Cronaca Nera

Caso Orlandi, il fratello Pietro: “Trattativa col Vaticano per la verità su Emanuela. Poi il silenzio”

Al Messaggero parla dell'incontro del 2012 che gli aveva raccontato l'allora procuratore di Roma. L'alto prelato offriva carte e documenti sulla Orlandi in cambio di "un'inchiesta morbida" sull'apertura della tomba di De Pedis, sepolto nella basilica di Sant'Apollinare

“Il 2012 fu segnato da un fatto rilevante. In quel periodo si parlava dell’apertura della tomba di De Pedis a Sant’Apollinare e l’allora Procuratore della Repubblica, Capaldo, dopo essere stato contattato dal Vaticano, si recò ad incontrare un autorevole prelato per una sorta di trattativa sul caso Orlandi“. Il fratello di Emanuela, Pietro, parla al Messaggero a pochi giorni dal ritrovamento di alcune ossa nella Nunziatura di Via Po 27 a Roma. Resti per i quali lunedì 5 novembre sono attesi i primi risultati per sul Dna per capire se appartengano a Emanuela Orlandi e Mirella Gregori, entrambe scomparse nel 1983.
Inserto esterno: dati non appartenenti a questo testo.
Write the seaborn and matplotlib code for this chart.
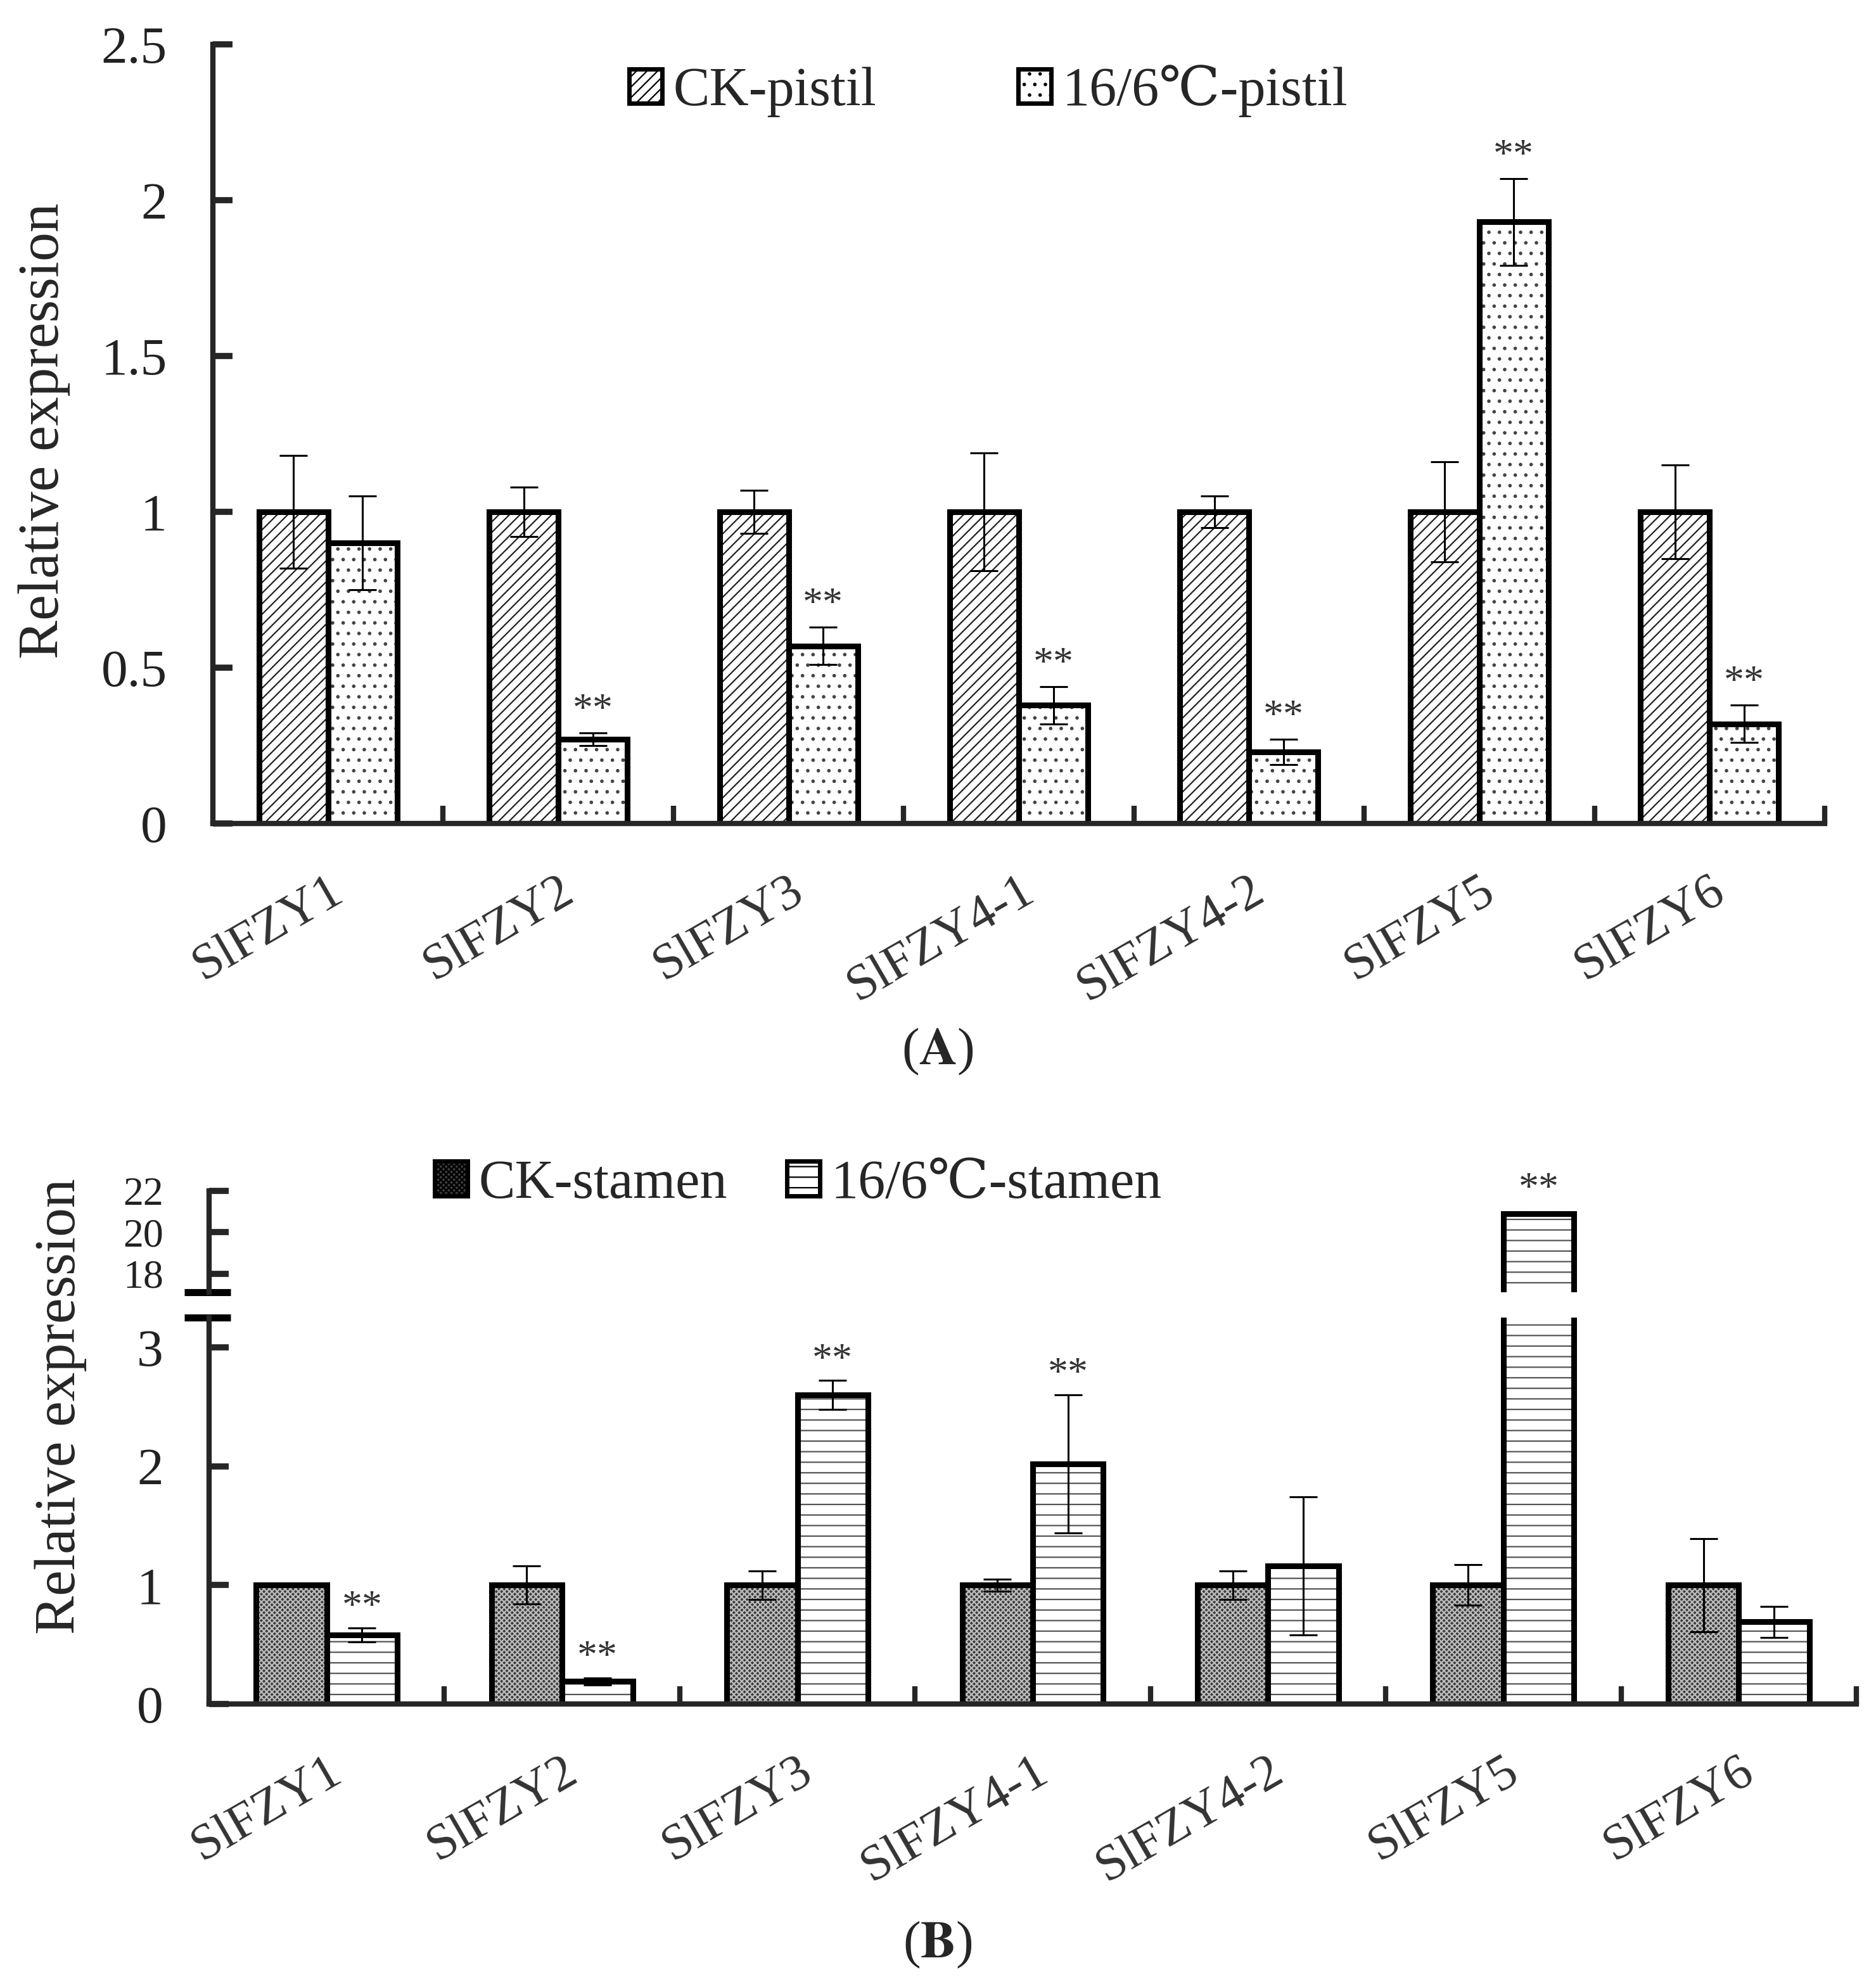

Nei giorni in cui la procura acquisisce i documenti delle ristrutturazioni e la Squadra mobile interroga gli ex dipendenti della Nunziatura (inclusa l’ex custode, Anna Mascia), Pietro Orlandi ricorda che sei anni fa “un alto prelato chiese un’inchiesta morbida” al procuratore di allora Capaldo sul caso della rimozione della salma di De Pedis. In cambio avrebbe fornito “notizie e carte ai magistrati su mia sorella”. Il procuratore allora chiese carte “che aiutassero a dare risposte. ma successe una cosa inquietante. Nessuno si fece più sentire”. Dice di non sapere di quale prelato si trattasse, ma che fu lo stesso Capaldo a parlargliene, ed era “qualcuno al vertice”. Ma non si sa chi. Il procuratore disse allora pubblicamente che “in Vaticano vi fossero persone a conoscenza di cose”, ma poco dopo l’inchiesta gli fu tolta e lui andò in pensione.

Pietro Orlandi si dice poi convinto che ci siano carte conservate in qualche archivio perché “Paoletto”, il maggiordomo di Benedetto XVI finito in carcere perché trafugava documenti gli aveva detto di “avere visto su una scrivania un dossier spillato con su scritto: Rapporto Emanuela Orlandi. Difficile che fosse solo una raccolta di articoli di giornale come hanno cercato di spiegare successivamente”. Secondo Orlandi, “il nome di Emanuela è ancora un tabù” e “la cappa di silenzio va avanti da 35 anni. Pensi che la mia famiglia non è mai stata ricevuta né da Benedetto XVI, né da Papa Francesco. Solo mia mamma ha potuto avere un incontro veloce con Francesco, ma da sola, senza nessun altro”.

I resti ritrovati nella sede della Nunziatura erano nascosti sotto il massetto del pavimento della dependance destinata ai custodi che, secondo quanto risulta all’Apsa – l’amministrazione del patrimonio della Santa Sede – è stato rifatto negli anni Ottanta. Nei giorni scorsi alcuni operai, mentre facevano lavori di restauro, hanno rinvenuto uno scheletro – che secondo quanto emerso finora è di donna – e altri frammenti ossei. Anche questi, pare, di donna. E già per lunedì sono attesi i primi risultati sulla comparazione del Dna. Nella zona della Nunziatura hanno vissuto alcuni protagonisti dei casi Orlandi e Gregori: a dieci minuti da lì, scrive il Messaggero, viveva la famiglia di quest’ultima, e al civico 25 abitava Giuseppe Scimone, vicino alla Magliana. Intanto sono tante le piste che circolano, inclusa quella su un ex custode che aveva prestato servizio alla Nunziatura nel ’65: la moglie, infatti, sparì dopo un litigio. Di lei non si seppe più nulla.